What is Real Love for the Inner Alchemist?
In past videos and articles I have discussed the idea of love, and how inner alchemists engage in the act of loving in a different way than most people. To try and explain the nature of how an inner alchemist loves, I have tried to say that for them, this world is not a material place. What I mean by this is that for them the world is not a thing full of objects, where they are just one more object in this object filled world. For them the world is energy, whether it is an object like a rock or a potato, or whether it is a feeling like sadness or love, for them all is energy.
And while it could be said that the average world does not consider love, and feelings as such, to be objects, the fact that the rational world insist that objects are the only things that truly exist or matter, means that when it comes to tricky things like emotions and feelings, rationality has a very difficult time defining, explaining, or giving reason for the validity, the usefulness, the deployment let us say, of such things.
As such, when discussing emotions, and even discussing love or how love is given and received, often such ethereal things, even though they are not objects in and of themselves, they can take on a kind of give-and-take connotation, where a certain thing is given, and another thing is expected in return, like a barter item in a consumer society.
Inner alchemists do not believe in the love that demands something in return, in the love of the materialists. For them, as I described in great detail in the book, The Way of the Death Defier, the only thing that truly matters is freedom, less gravity, escaping this material cube world. So, for them the only love possible is a love I term, using older definitions and understandings, agape.
Such love, agape, does not demand anything in return. It is given freely and equally to all, and as such, some might wonder how it is possible to love all equally, none more than others let us say, like a bland soup, and as such they imagine that such a love would mean a loss of identity, a loss of an individual’s right to desire or love one person more than another. They imagine this love as no individuality at all.
These are very legitimate questions, and the only way I can answer them is thus:
If you truly love someone, what is the greatest thing that you can give? According to the average world, the best thing they could do is help them, give them a hand up. And even though there are many people that have altruistic intentions, there can be in most of those cases this kind of barter system, where what is given should be returned in some way; pass it along as they say.
Now, I am not saying that everyone should do this free and freedom type of love thing, I am saying that inner alchemists do this, and I say that they do this because they aspire to lightness, less gravity, freedom, and as such they wish to let go of the entanglements of this earth. And so, soberly they may see, directly perceive through the inner senses, that the best thing that you could actually do for anyone, anyone that you truly love, is to give them freedom, to give them the kind of lightness that you want for yourself.

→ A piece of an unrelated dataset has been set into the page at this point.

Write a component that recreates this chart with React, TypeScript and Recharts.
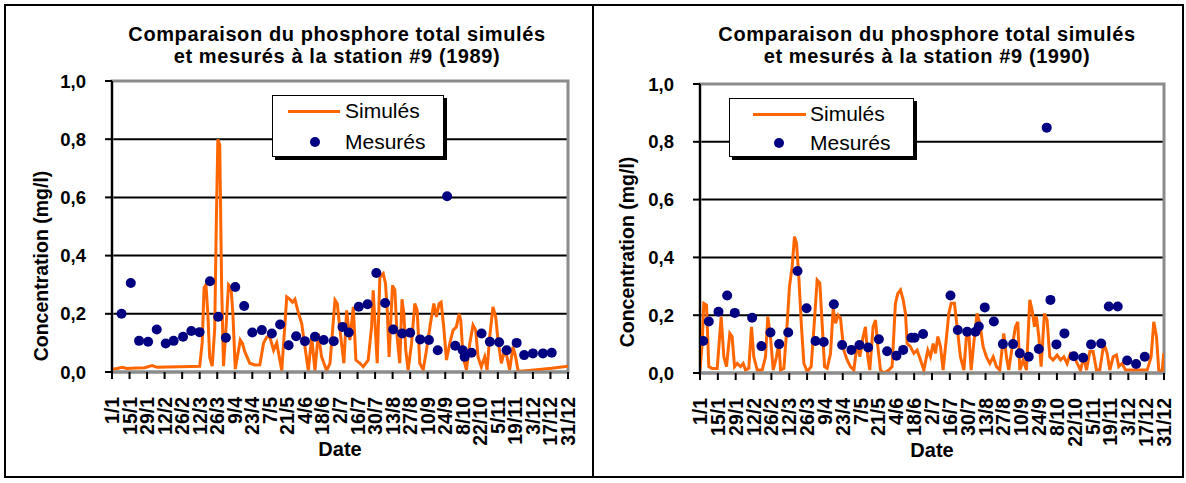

Giving of that freedom without demanding anything in return is true agape.
Certainly, the ability to desire, like the desire to love and be loved, is a good way to define individuality, but that does not mean that every desire is good. Now, I am not here to give anyone lessons as to what is bad or what is good, because in the end all things are equal once one is able to use the inner senses and see. But for each individual, they must understand their own true self and through that understanding, know the nature of their desires and their intention and carry forward soberly, consciously, free of folly and self-delusion.
When you love, who do you love? Is it that you love yourself or the other? Do you love and demand love in return only to relieve your loneliness? If you love the other and you can truly see that this is a school, this earth, then how much are you helping them by helping them? How much are you loving them by helping them? How much are you helping them by demanding that on top of all the weight they now carry, they must now love you too?
The inner alchemist chooses freedom, and when they love then they try to help, and being able to see the savage little garden for what it truly is, this earth, this school, then they give the only thing possible, freedom. And this love, this love of freedom given freely, has an intensity that is without equal in the rational and material world.